Remscheid Kantorin Ursula Wilhelm öffnet ihr Schätzkästchen der Musik

Remscheid · Im Jahr 1818 erklang in der Kirche St. Nikola im bayerischen Oberndorf bei Salzburg zum ersten Mal das Weihnachtslied "Stille Nacht, heilige Nacht". Es eroberte die Welt und ist bis heute neben "O du fröhliche" das beliebteste Weihnachtslied. In der Evangelischen Stadtkirche Remscheid erklang es am Sonntag im Gemeindegesang mit seinen sechs Strophen durchaus kräftig. Die Kantorin Ursula Wilhelm begann das Abendkonzert mit einer Siziliane und einem Andante von John Stanley, in der ein an Krummhörnerspiel erinnernde Melodie zuerst gemessen und feierlich, im zweiten Satz dann in freundlicher, geläufiger Heiligkeit ertönte.
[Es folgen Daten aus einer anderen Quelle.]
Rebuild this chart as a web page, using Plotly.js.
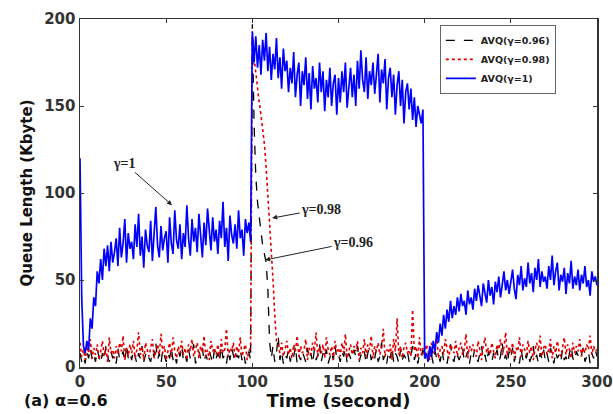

Variationen auf die Melodie des Weihnachtslied führten in Theophil Forchhammers Fantasie zu warm klingender Akkordik, vielfach unterbrochen von einem aufstrebendem Motiv in jeweils verschiedenen Stufen. Pfarrer Martin Rogalla stellte den Lieddichter Joseph Mohr (1792-1848) vor, der mit seinen Strophen auch politisch Stellung zum Krieg zwischen Bayern und Österreich bezog und den Komponisten Franz Xaver Gruber (1787-1863), der das zweistimmige Lied zuerst mit der Gitarre begleitete. Ursula Wilhelms "Musik-Schätze" waren diesmal romantische Kompositionen: von Josef Gabriel Rheinberger erklang das Intermezzo aus der vierten Orgelsonate mit schönen, klaren Melodiebögen. Samuel de Langes Pastorale war vom Wechsel der Registerfarben geprägt, von arabeskenartigen Melodieverläufen über ruhigem tiefem Bass. In Domenico Zipolis Pastorale schienen sich Akkorde hin und her zu wiegen, öfters durchzogen von übermütigen Hirtenflöten. Eine Variation des Weihnachtsliedes mit nachklingendem, sehr romantisch wirkendem Schluss war Max Birns Weihnachts-Pastorale.

Pfarrer Martin Rogalla las zwischen den Orgelwerken die Weihnachtsgeschichte nach dem Lukasevangelium und Gedichte, von dem Barockdichter Gryphius bis zu Autoren des 20. Jahrhunderts wie Jochen Klepper. Ruhig, in schöner Gelassenheit floss Max Regers Orgelvorspiel zum Lutherlied "Vom Himmel hoch da komm ich her". Schnell und locker variierten Johann Gottfried Walthers zwei Strophen des Verkündigungsliedes. Zum Schluss stellte die Kantorin ein mächtig brausendes Weihnachts-Vorspiel von Gustav Hecht vor. Sie selbst leitete die Vorspiele zum Gemeindegesang mit durchsichtigen Improvisationen in hellen Registerfarben ein. Freundlicher Beifall.